-- Start --

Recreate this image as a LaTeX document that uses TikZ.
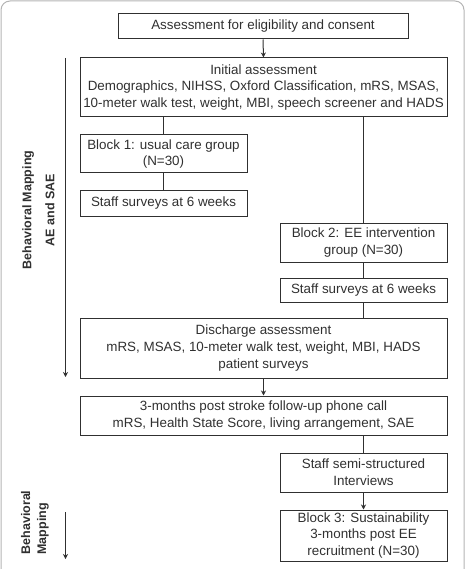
\documentclass[tikz,border=0pt]{standalone}
\usepackage{fontspec}
\setmainfont{Liberation Sans}
\usepackage{tikz}
\usetikzlibrary{positioning}
\usetikzlibrary{arrows.meta}
\definecolor{ink}{HTML}{303030}
\definecolor{frame}{HTML}{B4B4B4}

\begin{document}
\begin{tikzpicture}[
		x=1pt, y=-1pt,
		box/.style={draw=ink, line width=1pt, text=ink, align=center, inner sep=0pt,
			font=\fontsize{13.4}{16.7}\selectfont},
		wide/.style={box, minimum width=367pt},
		half/.style={box, minimum width=167pt},
		link/.style={draw=ink, line width=1pt},
		go/.style={link, -{Stealth[length=5pt,width=5pt]}},
		side/.style={text=ink, rotate=90, font=\bfseries\fontsize{12.5}{16}\selectfont}
	]
		\useasboundingbox (0,0) rectangle (465,569);
		\draw[frame, line width=1pt, rounded corners=9pt] (1,569) -- (1,1) -- (464,1) -- (464,569);

		% boxes
		\node[box, minimum width=290pt, minimum height=25pt] (consent) at (263,26.5)
			{Assessment for eligibility and consent};
		\node[wide, minimum height=59pt] (initial) at (263.5,87.5)
			{Initial assessment\\Demographics, NIHSS, Oxford Classification, mRS, MSAS,\\10-meter walk test, weight, MBI, speech screener and HADS};
		\node[half, minimum height=38pt] (block1) at (163.5,154)
			{Block 1: usual care group\\(N=30)};
		\node[half, minimum height=25pt] (staff1) at (163.5,203.5)
			{Staff surveys at 6 weeks};
		\node[half, minimum height=39pt] (block2) at (363.5,242.5)
			{Block 2: EE intervention\\group (N=30)};
		\node[half, minimum height=24pt] (staff2) at (363.5,290)
			{Staff surveys at 6 weeks};
		\node[wide, minimum height=60pt] (discharge) at (263.5,348)
			{Discharge assessment\\mRS, MSAS, 10-meter walk test, weight, MBI, HADS\\patient surveys};
		\node[wide, minimum height=39pt] (phone) at (263.5,415.5)
			{3-months post stroke follow-up phone call\\mRS, Health State Score, living arrangement, SAE};
		\node[half, minimum height=39pt] (interviews) at (363.5,472.5)
			{Staff semi-structured\\Interviews};
		\node[half, minimum height=51pt] (block3) at (363.5,535.5)
			{Block 3: Sustainability\\3-months post EE\\recruitment (N=30)};

		% connectors
		\draw[go] (consent.south) -- (initial.north);
		\draw[link] (initial.south -| block1.north) -- (block1.north);
		\draw[link] (block1.south) -- (staff1.north);
		\draw[link] (initial.south -| block2.north) -- (block2.north);
		\draw[link] (block2.south) -- (staff2.north);
		\draw[link] (staff2.south) -- (discharge.north -| staff2.south);
		\draw[go] (discharge.south) -- (phone.north);
		\draw[link] (phone.south -| interviews.north) -- (interviews.north);
		\draw[go] (interviews.south) -- (block3.north);

		% mapping arrows at the side
		\coordinate (mapA) at (65.5,58);
		\coordinate (mapB) at (65.5,377);
		\coordinate (mapC) at (65.5,512);
		\coordinate (mapD) at (65.5,559);
		\draw[go] (mapA) -- (mapB);
		\draw[go] (mapC) -- (mapD);
		\node[side, align=center, font=\bfseries\fontsize{12.5}{23}\selectfont] (mapping) at (38.5,210)
			{Behavioral Mapping\\AE and SAE};
		\node[side, align=left] (sustain) at (35,522.5)
			{Behavioral\\Mapping};
	\end{tikzpicture}
\end{document}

-- End --

Aim: Extract the lines exactly, please: the first line of the listing, the line with "(464,1) -- (464,569);", and every line between them, but no pictures.

Result:
Recreate this image as a LaTeX document that uses TikZ.
\documentclass[tikz,border=0pt]{standalone}
\usepackage{fontspec}
\setmainfont{Liberation Sans}
\usepackage{tikz}
\usetikzlibrary{positioning}
\usetikzlibrary{arrows.meta}
\definecolor{ink}{HTML}{303030}
\definecolor{frame}{HTML}{B4B4B4}

\begin{document}
\begin{tikzpicture}[
		x=1pt, y=-1pt,
		box/.style={draw=ink, line width=1pt, text=ink, align=center, inner sep=0pt,
			font=\fontsize{13.4}{16.7}\selectfont},
		wide/.style={box, minimum width=367pt},
		half/.style={box, minimum width=167pt},
		link/.style={draw=ink, line width=1pt},
		go/.style={link, -{Stealth[length=5pt,width=5pt]}},
		side/.style={text=ink, rotate=90, font=\bfseries\fontsize{12.5}{16}\selectfont}
	]
		\useasboundingbox (0,0) rectangle (465,569);
		\draw[frame, line width=1pt, rounded corners=9pt] (1,569) -- (1,1) -- (464,1) -- (464,569);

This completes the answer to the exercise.